Consumers have been falling behind on credit accounts at a far slower pace over the past year.
In Q2 2013 total household indebtedness fell to $11.15 trillion; 0.7 percent lower than the previous quarter and 12 percent below the peak of $12.68 trillion in Q3 2008. Mortgages, the largest component of household debt, fell $91 billion from the first quarter.
“Although overall debt declined in the second quarter, households did increase non-housing debt, led by rising auto loan balances,” said Andrew Haughwout, vice president and research economist at the New York Fed. “Furthermore, households improved their overall delinquency rates for the seventh straight quarter, an encouraging sign going forward.”
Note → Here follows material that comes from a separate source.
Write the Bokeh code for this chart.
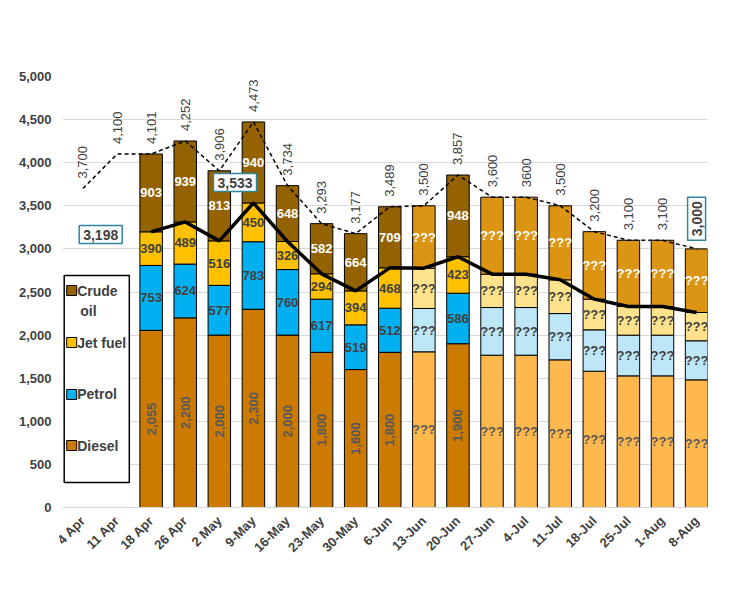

The percent of 90+ day delinquent balance for all household debt declined to 5.7 percent from 6.1 percent in Q1. Additionally, the delinquency rate for every individual component of household debt declined from the first quarter: mortgages (4.9 percent from 5.4 percent), HELOC (3 percent from 3.2 percent), credit card debt (10 percent from 10.2 percent) and student loan debt (10.9 percent from 11.2 percent).
Other highlights from the report include:
- Outstanding student loan debt increased $8 billion to $994 billion.
- Credit card balances increased $8 billion to $668 billion.
- Total mortgage debt decreased to $7.84 trillion from $7.93 trillion.
- HELOC balances fell $12 billion to $540 billion.
- Mortgage originations rose to $589 billion, the seventh consecutive quarterly increase.
- 200,000 individuals had new foreclosure notations added to their credit reports, the first increase since Q1 2012 but still 65 percent below the peak in Q2 2009.